● **Task brief**:
Count every line where "this" shows up, and give that number only.

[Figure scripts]

--

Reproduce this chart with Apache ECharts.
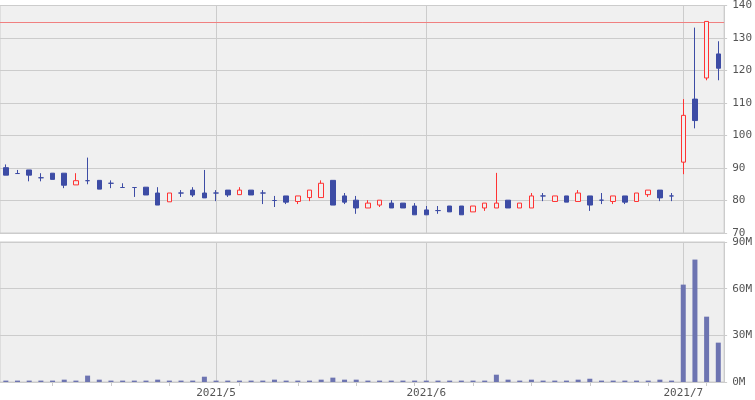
<!DOCTYPE html>
<html>
<head>
<meta charset="utf-8">
<script src="https://cdn.jsdelivr.net/npm/echarts@6/dist/echarts.min.js"></script>
<style>
	html, body { margin: 0; padding: 0; background: #fff; }
	#chart { width: 755px; height: 400px; }
</style>
</head>
<body>
<div id="chart"></div>
<script>
	// trading days
	const dates = [
		'2021/4/6', '2021/4/7', '2021/4/8', '2021/4/9', '2021/4/12', '2021/4/13', '2021/4/14', '2021/4/15', '2021/4/16',
		'2021/4/19', '2021/4/20', '2021/4/21', '2021/4/22', '2021/4/23', '2021/4/26', '2021/4/27', '2021/4/28', '2021/4/30',
		'2021/5/6', '2021/5/7', '2021/5/10', '2021/5/11', '2021/5/12', '2021/5/13', '2021/5/14', '2021/5/17', '2021/5/18',
		'2021/5/19', '2021/5/20', '2021/5/21', '2021/5/24', '2021/5/25', '2021/5/26', '2021/5/27', '2021/5/28', '2021/5/31',
		'2021/6/1', '2021/6/2', '2021/6/3', '2021/6/4', '2021/6/7', '2021/6/8', '2021/6/9', '2021/6/10', '2021/6/11',
		'2021/6/14', '2021/6/15', '2021/6/16', '2021/6/17', '2021/6/18', '2021/6/21', '2021/6/22', '2021/6/23', '2021/6/24',
		'2021/6/25', '2021/6/28', '2021/6/29', '2021/6/30',
		'2021/7/1', '2021/7/2', '2021/7/5', '2021/7/6'
	]
	const opens = [
		90.1, 88.3, 89.4, 87.0, 88.4, 88.4, 84.8, 86.1, 86.2, 85.3, 84.0, 84.0, 84.1, 82.3, 79.6, 82.3, 83.2, 82.3,
		82.3, 83.2, 81.8, 83.2, 82.3, 80.0, 81.4, 79.7, 80.9, 80.9, 86.2, 81.4, 80.1, 77.7, 78.6, 79.2, 79.2, 78.3,
		77.1, 76.9, 78.3, 78.3, 76.5, 77.7, 77.7, 80.1, 77.7, 77.7, 81.4, 79.7, 81.4, 79.7, 81.4, 80.1, 79.7, 81.4,
		79.7, 81.8, 83.2, 81.4, 91.8, 111.2, 117.7, 125.1
	]
	const closes = [
		87.8, 88.3, 87.8, 87.0, 86.5, 84.7, 86.1, 86.1, 83.5, 85.3, 84.0, 84.0, 81.7, 78.6, 82.3, 82.3, 81.7, 80.8,
		82.3, 81.7, 83.2, 81.7, 82.3, 80.0, 79.5, 81.4, 83.2, 85.3, 78.6, 79.5, 77.7, 79.2, 80.1, 77.7, 77.7, 75.6,
		75.6, 76.9, 76.5, 75.6, 78.3, 79.2, 79.2, 77.7, 79.2, 81.4, 81.4, 81.4, 79.5, 82.3, 78.6, 80.1, 81.4, 79.5,
		82.3, 83.2, 80.8, 81.4, 106.2, 104.6, 135.1, 120.7
	]
	const lows = [
		87.8, 88.3, 85.9, 85.9, 86.5, 83.8, 84.8, 85.0, 83.5, 83.8, 84.0, 81.1, 81.7, 78.6, 79.6, 81.1, 81.1, 80.8,
		79.8, 81.1, 81.8, 81.7, 78.9, 78.0, 78.9, 78.9, 79.8, 80.9, 78.6, 78.9, 75.9, 77.7, 78.0, 77.7, 77.7, 75.6,
		75.6, 75.9, 76.5, 75.6, 76.5, 76.8, 77.7, 77.7, 77.7, 77.7, 79.8, 79.7, 79.5, 79.7, 76.8, 78.9, 78.9, 78.9,
		79.7, 81.1, 79.8, 79.8, 88.1, 102.2, 117.0, 117.0
	]
	const highs = [
		91.1, 89.4, 89.4, 88.4, 88.4, 88.4, 88.4, 93.2, 86.2, 86.2, 85.3, 84.0, 84.1, 84.1, 82.3, 83.2, 84.1, 89.4,
		83.2, 83.2, 84.1, 83.2, 83.2, 81.4, 81.4, 81.4, 83.2, 86.2, 86.2, 82.3, 81.4, 80.1, 80.1, 80.1, 79.2, 79.2,
		78.3, 78.3, 78.3, 78.3, 78.3, 79.2, 88.5, 80.1, 79.2, 82.3, 82.3, 81.4, 81.4, 83.2, 81.4, 82.3, 81.4, 81.4,
		82.3, 83.2, 83.2, 82.3, 111.2, 133.2, 135.1, 129.0
	]
	// volume, millions of shares
	const volumes = [
		0.9, 0.9, 0.9, 0.9, 0.9, 1.5, 0.9, 4.1, 1.5, 0.9, 0.9, 0.9, 0.9, 1.5, 0.9, 0.9, 0.9, 3.4,
		0.9, 0.9, 0.9, 0.9, 0.9, 1.5, 0.9, 0.9, 0.9, 1.5, 2.8, 1.5, 1.5, 0.9, 0.9, 0.9, 0.9, 0.9,
		0.9, 0.9, 0.9, 0.9, 0.9, 0.9, 4.7, 1.5, 0.9, 1.5, 0.9, 0.9, 0.9, 1.5, 2.1, 0.9, 0.9, 0.9,
		0.9, 0.9, 1.5, 0.9, 62.6, 78.7, 42.0, 25.3
	]
	const limitLine = 135
	const priceTicks = [70, 140, 10]
	const volumeTicks = [0, 90, 30]

	const upColor = '#ff3333'
	const downColor = '#3d4ca5'
	const gridColor = '#cccccc'
	const labelFont = 'DejaVu Sans Mono'

	const candleData = dates.map((d, i) => [opens[i], closes[i], lows[i], highs[i]])

	// first trading day of each month (not the first day of the data)
	const monthStart = dates.map((d, i) => i > 0 && d.split('/')[1] !== dates[i - 1].split('/')[1])
	const isMonday = dates.map(d => {
		const p = d.split('/')
		return new Date(+p[0], +p[1] - 1, +p[2]).getDay() === 1
	})
	const monthLines = dates.filter((d, i) => monthStart[i]).map(d => ({ xAxis: d }))

	// empty series carrying the vertical month lines, drawn under the marks
	function monthLineSeries(axisIndex, extra) {
		return {
			type: 'line',
			xAxisIndex: axisIndex,
			yAxisIndex: axisIndex,
			z: 1,
			data: [],
			markLine: {
				z: 1,
				silent: true,
				symbol: 'none',
				label: { show: false },
				lineStyle: { color: gridColor, type: 'solid', width: 1 },
				data: monthLines.concat(extra || [])
			}
		}
	}

	const chart = echarts.init(document.getElementById('chart'), null, { renderer: 'canvas' })
	chart.setOption({
		animation: false,
		backgroundColor: '#ffffff',
		grid: [{
			left: 0, right: 30, top: 3, height: 230,
			show: true, backgroundColor: '#f0f0f0', borderColor: gridColor, borderWidth: 1
		}, {
			left: 0, right: 30, top: 242, height: 140,
			show: true, backgroundColor: '#efefef', borderColor: gridColor, borderWidth: 1
		}],
		xAxis: [{
			type: 'category',
			gridIndex: 0,
			data: dates,
			boundaryGap: true,
			axisLine: { show: false },
			axisTick: { show: false },
			axisLabel: { show: false },
			splitLine: { show: false }
		}, {
			type: 'category',
			gridIndex: 1,
			data: dates,
			boundaryGap: true,
			axisLine: { show: true, lineStyle: { color: gridColor } },
			axisTick: {
				show: true,
				alignWithLabel: true,
				length: 4,
				interval: (i) => isMonday[i],
				lineStyle: { color: gridColor }
			},
			axisLabel: {
				interval: (i) => monthStart[i],
				formatter: (v) => v.split('/').slice(0, 2).join('/'),
				color: '#555',
				fontFamily: labelFont,
				fontSize: 11,
				margin: 6
			},
			splitLine: { show: false }
		}],
		yAxis: [{
			type: 'value',
			gridIndex: 0,
			position: 'right',
			min: priceTicks[0],
			max: priceTicks[1],
			interval: priceTicks[2],
			axisLine: { show: true, lineStyle: { color: gridColor } },
			axisTick: { show: true, length: 3, lineStyle: { color: gridColor } },
			axisLabel: { color: '#555', fontFamily: labelFont, fontSize: 11, margin: 8 },
			splitLine: { lineStyle: { color: gridColor } }
		}, {
			type: 'value',
			gridIndex: 1,
			position: 'right',
			min: volumeTicks[0],
			max: volumeTicks[1],
			interval: volumeTicks[2],
			axisLine: { show: true, lineStyle: { color: gridColor } },
			axisTick: { show: true, length: 3, lineStyle: { color: gridColor } },
			axisLabel: {
				color: '#555', fontFamily: labelFont, fontSize: 11, margin: 8,
				formatter: (v) => v + 'M'
			},
			splitLine: { lineStyle: { color: gridColor } }
		}],
		series: [
			monthLineSeries(0, [{ yAxis: limitLine, lineStyle: { color: '#f08080', type: 'solid', width: 1 } }]),
			monthLineSeries(1),
			{
				name: 'price',
				type: 'candlestick',
				xAxisIndex: 0,
				yAxisIndex: 0,
				z: 3,
				barWidth: 5,
				data: candleData,
				itemStyle: {
					color: '#f0f0f0',
					color0: downColor,
					borderColor: upColor,
					borderColor0: downColor,
					borderColorDoji: downColor,
					borderWidth: 1
				}
			}, {
				name: 'volume',
				type: 'bar',
				xAxisIndex: 1,
				yAxisIndex: 1,
				z: 3,
				barWidth: 5,
				data: volumes,
				itemStyle: { color: '#6d74b1' }
			}
		]
	})
</script>
</body>
</html>
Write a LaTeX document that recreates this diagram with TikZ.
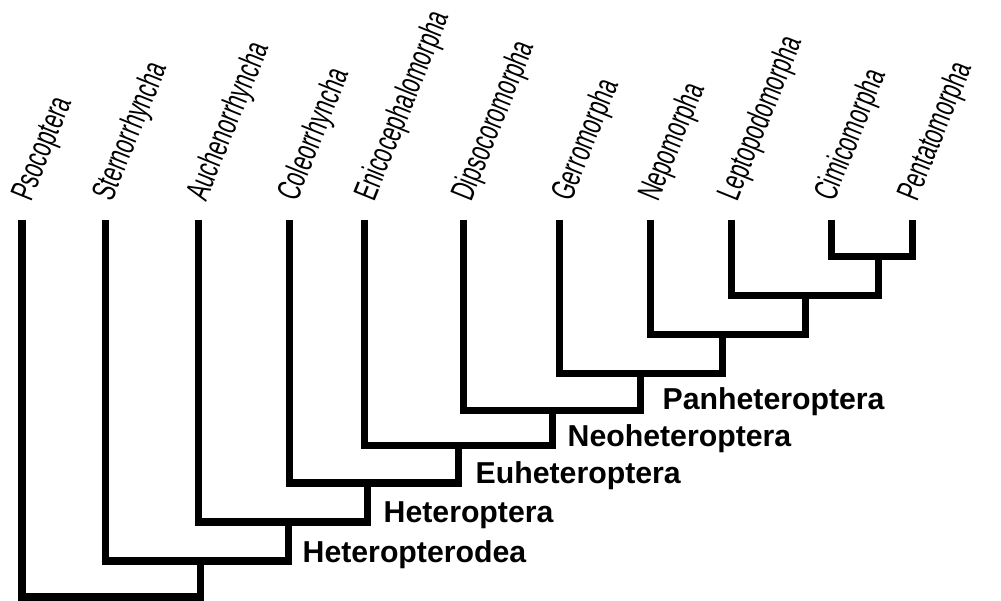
\documentclass[tikz,border=0pt]{standalone}
\usepackage{fontspec}
\setmainfont{Liberation Sans}
\usepackage{tikz}

\begin{document}
\begin{tikzpicture}[
  x=0.01cm, y=-0.01cm,
  branch/.style={line width=0.7mm, line join=miter},
  taxon/.style={font=\fontsize{9.5}{10}\selectfont, transform shape, rotate=68, xscale=0.64, anchor=base west, inner sep=0pt},
  clade/.style={font=\fontsize{8.6}{10}\selectfont\bfseries, anchor=base west, inner sep=0pt}
]
\useasboundingbox (0,0) rectangle (1001,601);

\coordinate (psoc) at (22,220);
\coordinate (ster) at (105,220);
\coordinate (auch) at (198,220);
\coordinate (coleo) at (289,220);
\coordinate (enico) at (364,220);
\coordinate (dipso) at (463,220);
\coordinate (gerro) at (559,220);
\coordinate (nepo) at (650,220);
\coordinate (lepto) at (731,220);
\coordinate (cimi) at (831,220);
\coordinate (penta) at (912,220);

\node[taxon] (psoc-l) at ([shift={(9,-17)}]psoc) {Psocoptera};
\node[taxon] (ster-l) at ([shift={(7,-17)}]ster) {Sternorrhyncha};
\node[taxon] (auch-l) at ([shift={(8,-17)}]auch) {Auchenorrhyncha};
\node[taxon] (coleo-l) at ([shift={(8,-17)}]coleo) {Coleorrhyncha};
\node[taxon] (enico-l) at ([shift={(10,-17)}]enico) {Enicocephalomorpha};
\node[taxon] (dipso-l) at ([shift={(8,-17)}]dipso) {Dipsocoromorpha};
\node[taxon] (gerro-l) at ([shift={(12,-17)}]gerro) {Gerromorpha};
\node[taxon] (nepo-l) at ([shift={(8,-17)}]nepo) {Nepomorpha};
\node[taxon] (lepto-l) at ([shift={(6,-17)}]lepto) {Leptopodomorpha};
\node[taxon] (cimi-l) at ([shift={(3,-17)}]cimi) {Cimicomorpha};
\node[taxon] (penta-l) at ([shift={(5,-17)}]penta) {Pentatomorpha};

\coordinate (cp) at (878,257);
\coordinate (lcp) at (805,296);
\coordinate (panh) at (722,335);
\coordinate (neoh) at (640,374);
\coordinate (euh) at (552,411);
\coordinate (het) at (458,446);
\coordinate (hetd) at (367,483);
\coordinate (auhd) at (288,522);
\coordinate (hemi) at (200,561);
\coordinate (root) at (111,597);

\draw[branch] (cimi) |- (cp) -| (penta);
\draw[branch] (lepto) |- (lcp) -| (cp);
\draw[branch] (nepo) |- (panh) -| (lcp);
\draw[branch] (gerro) |- (neoh) -| (panh);
\draw[branch] (dipso) |- (euh) -| (neoh);
\draw[branch] (enico) |- (het) -| (euh);
\draw[branch] (coleo) |- (hetd) -| (het);
\draw[branch] (auch) |- (auhd) -| (hetd);
\draw[branch] (ster) |- (hemi) -| (auhd);
\draw[branch] (psoc) |- (root) -| (hemi);

\node[clade] (panh-l) at ([shift={(22,-1)}]neoh |- euh) {Panheteroptera};
\node[clade] (neoh-l) at ([shift={(15,1)}]euh |- het) {Neoheteroptera};
\node[clade] (euh-l) at ([shift={(17,1)}]het |- hetd) {Euheteroptera};
\node[clade] (het-l) at ([shift={(16,1)}]hetd |- auhd) {Heteroptera};
\node[clade] (hetd-l) at ([shift={(14,1)}]auhd |- hemi) {Heteropterodea};
\end{tikzpicture}
\end{document}
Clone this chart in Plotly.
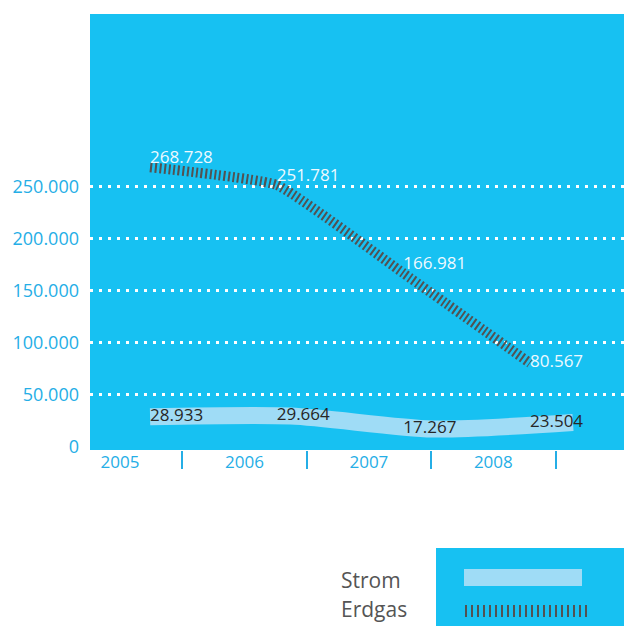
import plotly.graph_objects as go

# ---- data ----
years = ["2005", "2006", "2007", "2008"]
strom = [28933, 29664, 17267, 23504]
erdgas = [268728, 251781, 166981, 80567]
y_ticks = [0, 50000, 100000, 150000, 200000, 250000]

def de(v):
    return f"{v:,}".replace(",", ".")

strom_lbl = [de(v) for v in strom]
erdgas_lbl = [de(v) for v in erdgas]
y_tick_lbl = [de(v) for v in y_ticks]

# ---- styles ----
CYAN = "#17c1f2"
AXIS_TXT = "#25aee6"
STROM_C = "#9fdcf6"
ERDGAS_C = "#525252"
FONT = "Open Sans"

W, H = 624, 626
L, R, T, B = 90, 0, 14, 176
PW, PH = W - L - R, H - T - B

def px(x):
    return (x - L) / PW

def py(y):
    return (H - B - y) / PH

idx = list(range(len(years)))

fig = go.Figure()
# Strom line (own overlay axis x2)
fig.add_trace(go.Scatter(
    x=idx, y=strom, xaxis="x2", yaxis="y", mode="lines",
    line=dict(color=STROM_C, width=17, shape="spline", smoothing=0.7),
    hoverinfo="skip", showlegend=False))
# Erdgas line + labels (axis x3)
fig.add_trace(go.Scatter(
    x=idx, y=erdgas, xaxis="x3", yaxis="y", mode="lines+text",
    text=erdgas_lbl,
    textposition=["top right", "top right", "top right", "middle right"],
    textfont=dict(color="#eef9ff", size=17, family=FONT),
    line=dict(color=ERDGAS_C, width=10, dash="2px,2.6px", shape="spline", smoothing=0.35),
    hoverinfo="skip", showlegend=False))
# Strom labels
fig.add_trace(go.Scatter(
    x=idx, y=strom, xaxis="x3", yaxis="y", mode="text",
    text=strom_lbl, textposition="middle right",
    textfont=dict(color="#262626", size=17, family=FONT),
    hoverinfo="skip", showlegend=False))
# category axis holder
fig.add_trace(go.Scatter(x=idx, y=[None]*4, xaxis="x", yaxis="y", mode="markers",
                         showlegend=False, hoverinfo="skip"))

shapes = [
    dict(type="rect", xref="paper", yref="paper", x0=px(436), x1=px(624), y0=py(626), y1=py(548),
         fillcolor=CYAN, line=dict(width=0), layer="below"),
    dict(type="rect", xref="paper", yref="paper", x0=px(464), x1=px(582), y0=py(586), y1=py(569),
         fillcolor=STROM_C, line=dict(width=0)),
    dict(type="line", xref="paper", yref="paper", x0=px(465), x1=px(587), y0=py(611), y1=py(611),
         line=dict(color=ERDGAS_C, width=12, dash="2px,4px")),
]
annotations = [
    dict(text="Strom", xref="paper", yref="paper", x=px(339), y=py(580), xanchor="left", yanchor="middle",
         showarrow=False, font=dict(size=21, color="#555555", family=FONT)),
    dict(text="Erdgas", xref="paper", yref="paper", x=px(339), y=py(609), xanchor="left", yanchor="middle",
         showarrow=False, font=dict(size=21, color="#555555", family=FONT)),
]

fig.update_layout(
    width=W, height=H,
    margin=dict(l=L, r=R, t=T, b=B),
    paper_bgcolor="white", plot_bgcolor=CYAN,
    font=dict(family=FONT),
    shapes=shapes, annotations=annotations,
    xaxis=dict(range=[-0.241, 4.05], tickmode="array", tickvals=idx, ticktext=years,
               showgrid=False, zeroline=False, showline=False, ticks="",
               tickfont=dict(size=17, color=AXIS_TXT, family=FONT),
               minor=dict(tickmode="array", tickvals=[0.5, 1.5, 2.5, 3.5], ticks="outside",
                          ticklen=18, tickwidth=2, tickcolor=AXIS_TXT, showgrid=False),
               fixedrange=True),
    xaxis2=dict(overlaying="x", anchor="y", visible=False, range=[-0.426, 3.362]),
    xaxis3=dict(overlaying="x", anchor="y", visible=False, range=[-0.474, 3.742]),
    yaxis=dict(range=[-2900, 416000], tickmode="array", tickvals=y_ticks, ticktext=y_tick_lbl,
               showgrid=False, zeroline=False, showline=False, ticks="",
               ticklabelstandoff=10,
               tickfont=dict(size=18, color=AXIS_TXT, family=FONT),
               minor=dict(tickmode="array", tickvals=y_ticks[1:], showgrid=True,
                          gridcolor="white", gridwidth=3, griddash="3px,6px"),
               fixedrange=True),
)

fig.write_html(
    "out.html",
    config={"displayModeBar": False},
    post_script="document.body.style.margin='0';document.body.style.overflow='hidden';",
)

--

● **Written reply**:
3